[Brief]
Your task is to copy each line that has the word "code".
* Begin Data section *
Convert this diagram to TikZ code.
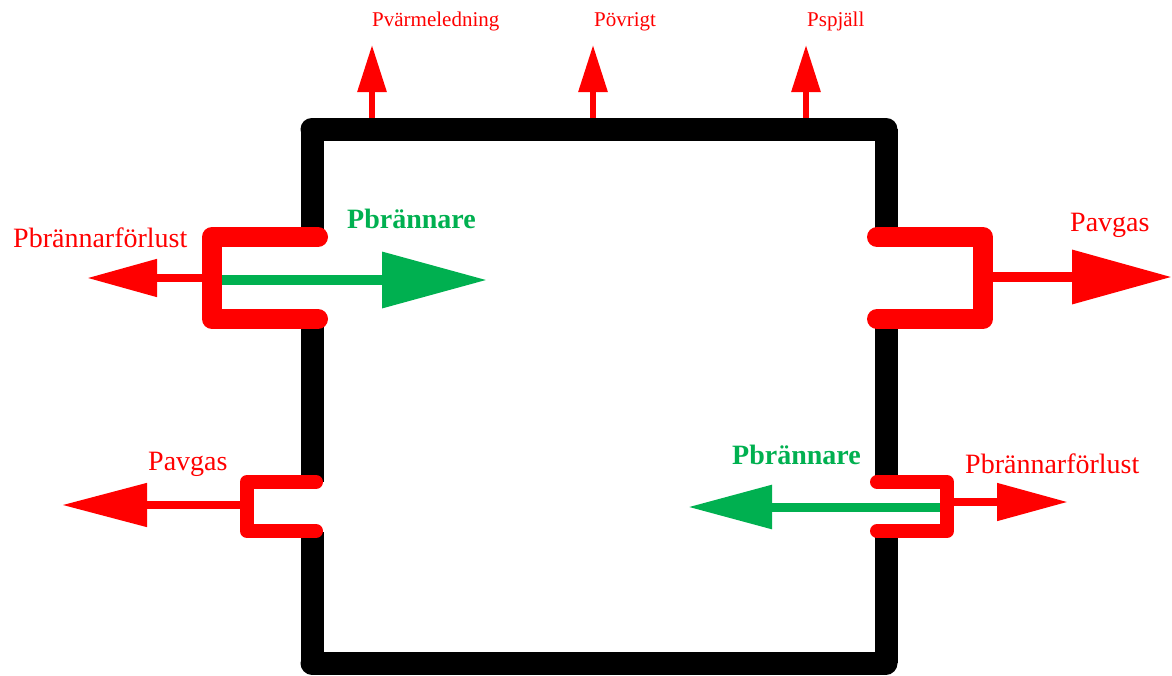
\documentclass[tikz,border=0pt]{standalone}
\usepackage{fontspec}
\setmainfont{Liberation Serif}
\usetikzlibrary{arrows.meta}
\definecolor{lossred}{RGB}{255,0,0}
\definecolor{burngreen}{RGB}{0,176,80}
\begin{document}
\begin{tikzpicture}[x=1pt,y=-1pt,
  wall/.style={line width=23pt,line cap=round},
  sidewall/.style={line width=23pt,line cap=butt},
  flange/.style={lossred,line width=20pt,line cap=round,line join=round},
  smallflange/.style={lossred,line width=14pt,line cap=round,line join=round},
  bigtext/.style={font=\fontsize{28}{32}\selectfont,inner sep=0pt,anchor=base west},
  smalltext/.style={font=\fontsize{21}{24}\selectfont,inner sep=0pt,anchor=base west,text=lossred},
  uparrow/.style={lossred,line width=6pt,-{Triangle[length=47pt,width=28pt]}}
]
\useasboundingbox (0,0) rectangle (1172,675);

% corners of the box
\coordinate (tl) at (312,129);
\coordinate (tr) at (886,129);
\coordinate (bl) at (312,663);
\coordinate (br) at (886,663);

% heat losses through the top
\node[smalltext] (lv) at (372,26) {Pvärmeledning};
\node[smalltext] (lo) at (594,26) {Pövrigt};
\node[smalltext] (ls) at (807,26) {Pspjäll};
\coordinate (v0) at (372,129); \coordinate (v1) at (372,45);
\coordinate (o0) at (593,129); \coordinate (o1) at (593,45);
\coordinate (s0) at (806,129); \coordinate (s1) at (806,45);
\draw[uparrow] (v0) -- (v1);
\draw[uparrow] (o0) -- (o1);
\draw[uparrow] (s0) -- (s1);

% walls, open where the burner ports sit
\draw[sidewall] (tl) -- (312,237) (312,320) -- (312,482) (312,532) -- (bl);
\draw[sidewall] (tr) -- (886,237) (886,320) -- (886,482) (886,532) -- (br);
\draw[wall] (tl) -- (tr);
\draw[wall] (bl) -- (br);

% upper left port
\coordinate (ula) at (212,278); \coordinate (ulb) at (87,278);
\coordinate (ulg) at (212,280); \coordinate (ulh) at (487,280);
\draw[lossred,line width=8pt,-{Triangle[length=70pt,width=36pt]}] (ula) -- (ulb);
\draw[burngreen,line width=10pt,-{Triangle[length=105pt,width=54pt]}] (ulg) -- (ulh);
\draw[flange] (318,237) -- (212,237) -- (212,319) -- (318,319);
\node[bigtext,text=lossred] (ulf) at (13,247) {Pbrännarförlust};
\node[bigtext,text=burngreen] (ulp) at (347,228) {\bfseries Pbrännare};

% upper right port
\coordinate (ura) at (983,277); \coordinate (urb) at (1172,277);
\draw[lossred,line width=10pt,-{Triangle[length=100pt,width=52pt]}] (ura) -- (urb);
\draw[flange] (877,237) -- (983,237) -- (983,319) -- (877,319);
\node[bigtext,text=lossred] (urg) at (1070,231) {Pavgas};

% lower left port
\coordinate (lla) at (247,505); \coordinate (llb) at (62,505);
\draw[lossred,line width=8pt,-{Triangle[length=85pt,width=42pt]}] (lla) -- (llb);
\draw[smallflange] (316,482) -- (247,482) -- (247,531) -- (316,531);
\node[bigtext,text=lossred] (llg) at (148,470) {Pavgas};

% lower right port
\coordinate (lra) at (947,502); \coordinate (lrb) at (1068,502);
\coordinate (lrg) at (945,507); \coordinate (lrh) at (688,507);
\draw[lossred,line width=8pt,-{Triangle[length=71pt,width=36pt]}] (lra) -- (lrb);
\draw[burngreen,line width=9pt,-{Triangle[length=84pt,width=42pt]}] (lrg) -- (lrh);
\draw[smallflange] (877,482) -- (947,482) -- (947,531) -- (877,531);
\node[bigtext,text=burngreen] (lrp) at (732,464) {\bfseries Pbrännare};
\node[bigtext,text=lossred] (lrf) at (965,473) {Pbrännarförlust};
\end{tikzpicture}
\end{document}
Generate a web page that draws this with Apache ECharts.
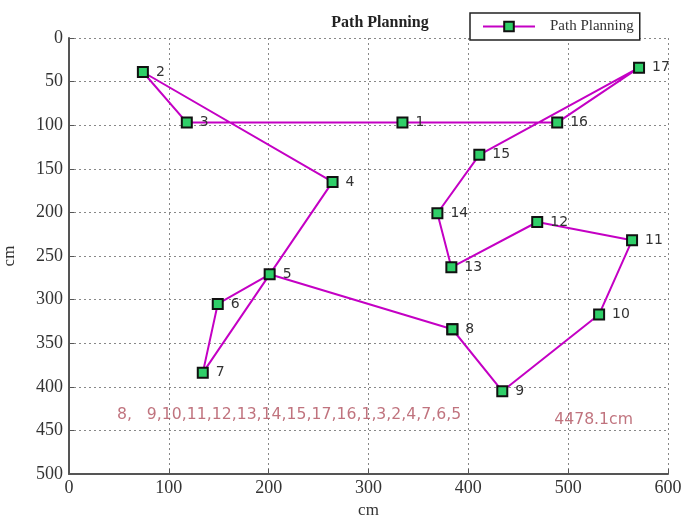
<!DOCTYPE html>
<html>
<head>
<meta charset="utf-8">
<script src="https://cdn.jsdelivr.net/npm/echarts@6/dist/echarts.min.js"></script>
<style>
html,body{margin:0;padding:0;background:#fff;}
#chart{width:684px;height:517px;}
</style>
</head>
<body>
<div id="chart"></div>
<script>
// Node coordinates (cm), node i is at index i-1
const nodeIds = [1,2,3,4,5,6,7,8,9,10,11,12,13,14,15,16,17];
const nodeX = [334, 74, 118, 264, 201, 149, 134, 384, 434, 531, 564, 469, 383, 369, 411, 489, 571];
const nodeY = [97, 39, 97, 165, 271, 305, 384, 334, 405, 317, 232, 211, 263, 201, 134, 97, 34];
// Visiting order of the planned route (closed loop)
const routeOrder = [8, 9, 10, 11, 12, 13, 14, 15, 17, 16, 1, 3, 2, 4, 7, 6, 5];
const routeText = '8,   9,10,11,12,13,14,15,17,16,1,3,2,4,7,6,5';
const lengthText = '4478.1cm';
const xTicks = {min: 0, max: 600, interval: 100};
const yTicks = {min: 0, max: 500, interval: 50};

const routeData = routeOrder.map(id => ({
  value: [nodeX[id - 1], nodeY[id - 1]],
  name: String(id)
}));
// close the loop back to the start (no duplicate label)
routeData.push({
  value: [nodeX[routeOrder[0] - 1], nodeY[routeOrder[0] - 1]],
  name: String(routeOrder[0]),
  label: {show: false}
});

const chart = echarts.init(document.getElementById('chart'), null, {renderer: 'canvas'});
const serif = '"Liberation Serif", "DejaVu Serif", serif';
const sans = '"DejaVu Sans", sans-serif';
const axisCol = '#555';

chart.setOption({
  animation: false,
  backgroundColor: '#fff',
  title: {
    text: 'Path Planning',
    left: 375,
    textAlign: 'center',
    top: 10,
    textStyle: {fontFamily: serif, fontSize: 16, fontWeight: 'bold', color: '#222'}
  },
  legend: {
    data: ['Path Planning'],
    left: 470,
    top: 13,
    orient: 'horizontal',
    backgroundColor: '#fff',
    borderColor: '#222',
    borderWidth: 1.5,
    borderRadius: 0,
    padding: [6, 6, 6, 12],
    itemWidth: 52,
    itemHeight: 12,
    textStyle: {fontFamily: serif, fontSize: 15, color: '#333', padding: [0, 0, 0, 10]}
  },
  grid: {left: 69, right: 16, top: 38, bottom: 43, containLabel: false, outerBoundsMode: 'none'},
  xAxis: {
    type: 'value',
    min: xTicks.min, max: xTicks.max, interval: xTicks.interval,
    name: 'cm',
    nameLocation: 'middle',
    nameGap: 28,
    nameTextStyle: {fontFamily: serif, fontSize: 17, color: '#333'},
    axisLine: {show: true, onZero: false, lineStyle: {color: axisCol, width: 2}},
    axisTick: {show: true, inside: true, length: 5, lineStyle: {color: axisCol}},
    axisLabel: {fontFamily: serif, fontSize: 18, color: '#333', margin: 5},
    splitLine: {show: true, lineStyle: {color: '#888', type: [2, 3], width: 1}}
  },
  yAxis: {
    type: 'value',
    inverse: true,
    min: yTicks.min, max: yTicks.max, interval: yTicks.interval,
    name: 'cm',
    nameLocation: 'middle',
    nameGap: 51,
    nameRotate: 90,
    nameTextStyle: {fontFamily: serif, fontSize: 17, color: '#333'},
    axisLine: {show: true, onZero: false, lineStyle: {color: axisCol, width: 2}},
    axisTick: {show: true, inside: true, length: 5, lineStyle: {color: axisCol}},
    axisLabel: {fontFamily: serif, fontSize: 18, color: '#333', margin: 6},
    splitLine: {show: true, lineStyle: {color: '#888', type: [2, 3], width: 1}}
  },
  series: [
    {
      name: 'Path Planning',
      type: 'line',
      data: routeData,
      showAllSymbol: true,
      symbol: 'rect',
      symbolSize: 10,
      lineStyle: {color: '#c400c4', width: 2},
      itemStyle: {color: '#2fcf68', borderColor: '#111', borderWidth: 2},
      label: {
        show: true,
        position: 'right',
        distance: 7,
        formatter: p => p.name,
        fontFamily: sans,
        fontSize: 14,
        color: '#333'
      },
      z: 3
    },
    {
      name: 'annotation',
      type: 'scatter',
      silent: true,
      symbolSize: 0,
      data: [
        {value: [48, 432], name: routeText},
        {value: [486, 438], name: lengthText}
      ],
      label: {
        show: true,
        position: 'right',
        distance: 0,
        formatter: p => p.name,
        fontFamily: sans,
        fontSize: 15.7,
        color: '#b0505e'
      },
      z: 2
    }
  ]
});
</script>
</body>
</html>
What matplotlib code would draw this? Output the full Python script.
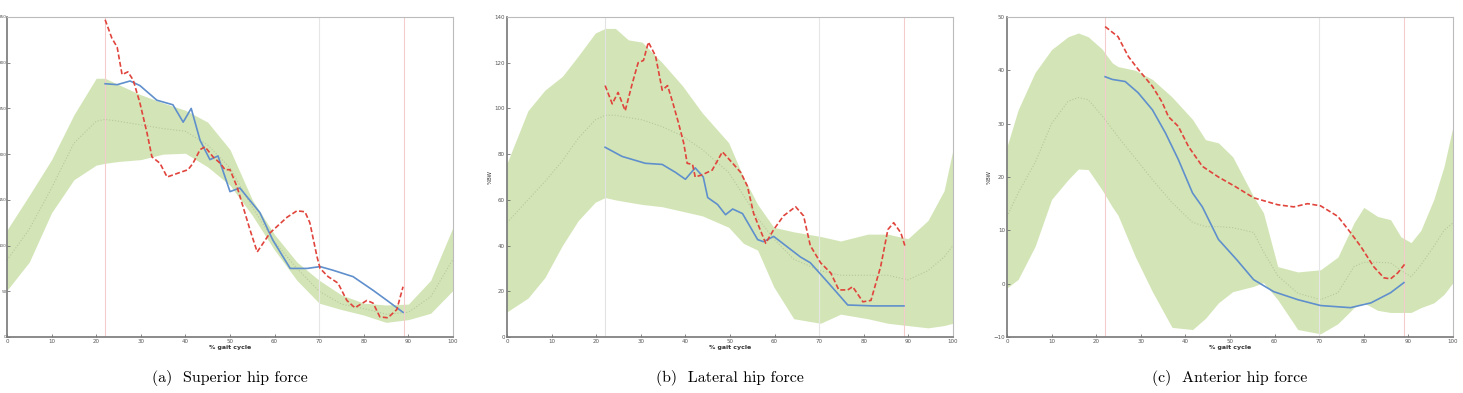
* End Data section *
[Expected answer]
Convert this diagram to TikZ code.
What matplotlib code would draw this? Output the full Python script.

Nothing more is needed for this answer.